- Fashion and Beauty
Art Deco Jewelry
The Rise of Art Deco
Art Deco was an extremely popular design movement that emerged in the early 20th century, influencing fashion, architecture, furniture, jewelry and industrial and commercial design. Stylistically, it sat somewhere between the ornately decorative design of the Victorian era and the futuristic ultra-modern sleek design of the mid 20th century.
The art nouveau movement, which predated deco, had already laid the groundwork for a shift from traditional design to an emerging modernism that was to revolutionise 20th century style. It was also the age of newly created mass production of consumer goods and for the first time hot, fashionable new designs could be purchased by the average person, as opposed to the well-heeled elite. In the late 20s, 30s and early 40s, Art Deco design began to appear everywhere - from toasters to brooches.
Although it's popularity declined in the 40s and the subsequent post-war period, Art Deco resurfaced in the 1960s to a newly appreciative generation and is still regarded as a one of the most striking and innovative design movements of the 20th century.
Bold, Brash and often Beautiful
The Deco style has a very distinctive look, famous for its bold geometric lines and exotic influences. Designers looked to a faraway, distant past for inspiration, including Aztec culture, African tribal art and Egyptian influences and infused their pieces with striking deco colours of greens, pinks, earthy oranges, creams and blacks.
In the 1920s jewelry took on a whole new, extravagant character - sleeveless dresses created bare arms that needed dressing up and mass produced costume jewelry meant women could afford to wear layers of beaded necklaces and bangles all the way up their arms.
It was the jazz age and their was a new enthusiasm for music, living and artistic expression.New materials too, were incorporated into jewelry design - such as bakelite ( a type of early plastic), chromium and platinum. There were creative Aztec-style brooches in bright blues and oranges that conjure exotic, foreign lands, chunky tortoiseshell bracelets, a range of jewelry pieces in bold geometric shapes and quirky brooch motifs such as sunrises, cats and a lady walking poodle on a leash.
The Deco period also produced quieter, understated pieces in tastefully modern deco designs made from precious gems...diamonds rubies and sapphires.
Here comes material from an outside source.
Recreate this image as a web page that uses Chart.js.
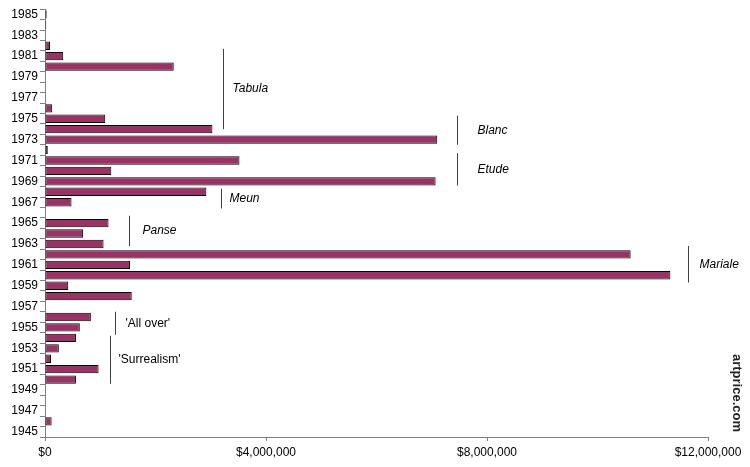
<!DOCTYPE html>
<html lang="en">
<head>
    <meta charset="UTF-8">
    <title>Auction turnover by year of creation</title>
    <script src="https://cdn.jsdelivr.net/npm/chart.js"></script>
    <style>
        html, body { margin: 0; padding: 0; background: #ffffff; }
        .wrap { position: relative; width: 750px; height: 467px; }
    </style>
</head>
<body>
    <div class="wrap">
        <canvas id="yearChart" width="750" height="467"></canvas>
    </div>

    <script>
        // Années de création (de bas en haut) et chiffre d'affaires en $
        const years = [];
        for (let y = 1945; y <= 1985; y++) years.push(String(y));

        const turnover = [
            0, 120000, 0, 0, 0, 560000, 970000, 110000, 250000, 560000,       // 1945-1954
            630000, 830000, 0, 1570000, 420000, 11320000, 1540000, 10600000,  // 1955-1962
            1060000, 690000, 1150000, 0, 480000, 2920000, 7070000, 1200000,   // 1963-1970
            3520000, 50000, 7100000, 3030000, 1090000, 130000, 0, 0, 0,       // 1971-1979
            2330000, 330000, 90000, 0, 22000, 30000                           // 1980-1985
        ];

        const xTicks = [0, 4000000, 8000000, 12000000];

        // Séries / périodes annotées : position du trait (en $), années couvertes
        const periodNames = ['Tabula', 'Blanc', 'Etude', 'Meun', 'Panse', 'Mariale', "'All over'", "'Surrealism'"];
        const periodLineAt = [3230000, 7450000, 7450000, 3180000, 1520000, 11630000, 1260000, 1170000];
        const periodFrom = [1974.0, 1972.5, 1968.6, 1966.4, 1962.8, 1959.3, 1954.3, 1949.6];
        const periodTo = [1981.7, 1975.3, 1971.7, 1968.3, 1965.7, 1962.8, 1956.5, 1954.2];
        const periodItalic = [true, true, true, true, true, true, false, false];
        const periodGap = [9, 20, 20, 8, 13, 11, 10, 8];

        const periodsPlugin = {
            id: 'periods',
            afterDatasetsDraw(chart) {
                const ctx = chart.ctx;
                const xs = chart.scales.x;
                const ys = chart.scales.y;
                ctx.save();
                periodNames.forEach((name, i) => {
                    const x = Math.round(xs.getPixelForValue(periodLineAt[i])) + 0.5;
                    const y1 = ys.getPixelForValue(periodFrom[i] - 1945);
                    const y2 = ys.getPixelForValue(periodTo[i] - 1945);
                    ctx.strokeStyle = '#404040';
                    ctx.lineWidth = 1;
                    ctx.beginPath();
                    ctx.moveTo(x, y1);
                    ctx.lineTo(x, y2);
                    ctx.stroke();
                    ctx.fillStyle = '#000000';
                    ctx.font = (periodItalic[i] ? 'italic ' : '') + '12px "Liberation Sans", Arial, sans-serif';
                    ctx.textAlign = 'left';
                    ctx.textBaseline = 'middle';
                    ctx.fillText(name, x + periodGap[i], (y1 + y2) / 2);
                });
                // filigrane
                ctx.translate(737, 393);
                ctx.rotate(Math.PI / 2);
                ctx.font = 'bold 13px "Liberation Sans", Arial, sans-serif';
                ctx.fillStyle = '#222222';
                ctx.textAlign = 'center';
                ctx.textBaseline = 'middle';
                ctx.fillText('artprice.com', 0, 0);
                ctx.restore();
            }
        };

        const ctx = document.getElementById('yearChart').getContext('2d');
        new Chart(ctx, {
            type: 'bar',
            data: {
                labels: years,
                datasets: [{
                    data: turnover,
                    backgroundColor: '#993366',
                    borderColor: '#000000',
                    borderWidth: 1,
                    borderSkipped: false,
                    categoryPercentage: 1,
                    barPercentage: 0.8
                }]
            },
            options: {
                indexAxis: 'y',
                responsive: false,
                animation: false,
                layout: { padding: { top: 7, right: 42, left: 0, bottom: 0 } },
                plugins: {
                    legend: { display: false },
                    tooltip: { enabled: false }
                },
                scales: {
                    x: {
                        min: 0,
                        max: 12000000,
                        afterBuildTicks: (scale) => { scale.ticks = xTicks.map(v => ({ value: v })); },
                        afterFit: (scale) => { scale.height = 30; },
                        grid: { drawOnChartArea: false, tickLength: 4, color: '#808080' },
                        border: { color: '#808080' },
                        ticks: {
                            color: '#000000',
                            padding: 4,
                            maxRotation: 0,
                            font: { family: '"Liberation Sans", Arial, sans-serif', size: 12 },
                            callback: (v) => '$' + Number(v).toLocaleString('en-US')
                        }
                    },
                    y: {
                        reverse: true,
                        offset: true,
                        afterFit: (scale) => { scale.width = 45; },
                        grid: { drawOnChartArea: false, offset: true, tickLength: 5, color: '#808080' },
                        border: { color: '#808080' },
                        ticks: {
                            autoSkip: false,
                            color: '#000000',
                            padding: 2,
                            font: { family: '"Liberation Sans", Arial, sans-serif', size: 12 },
                            callback: function (v, i) {
                                const yr = years[i];
                                return Number(yr) % 2 === 1 ? yr : '';
                            }
                        }
                    }
                }
            },
            plugins: [periodsPlugin]
        });
    </script>
</body>
</html>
All in all it as a great creative period for women's jewelry and of course, now many of these pieces are highly collectable.
The term Art Deco derives from the French Arts Décoratifs, yet it was never called that at the time. "Art Deco"was a retrospective descriptive term that was applied much later to describe the popular designs of the 20s and 30s. So distinctive an emblematic of the period were these designs that they clearly required their own defining label.
Although the modern industrial movement was a huge influence on Art Deco, the style never abandoned its concern with aesthetic beauty for the sake of utility but rather it managed to form a striking fusion of the two, leading some observers to coin the term 'beautility' to describe the philosophy that underpinned the Deco movement.
The fascination for Art Deco has endured through the decades and the style is still enormously influential in contemporary design - shades of Art Deco can still be found in jewelry, fashion, architecture and even household appliances.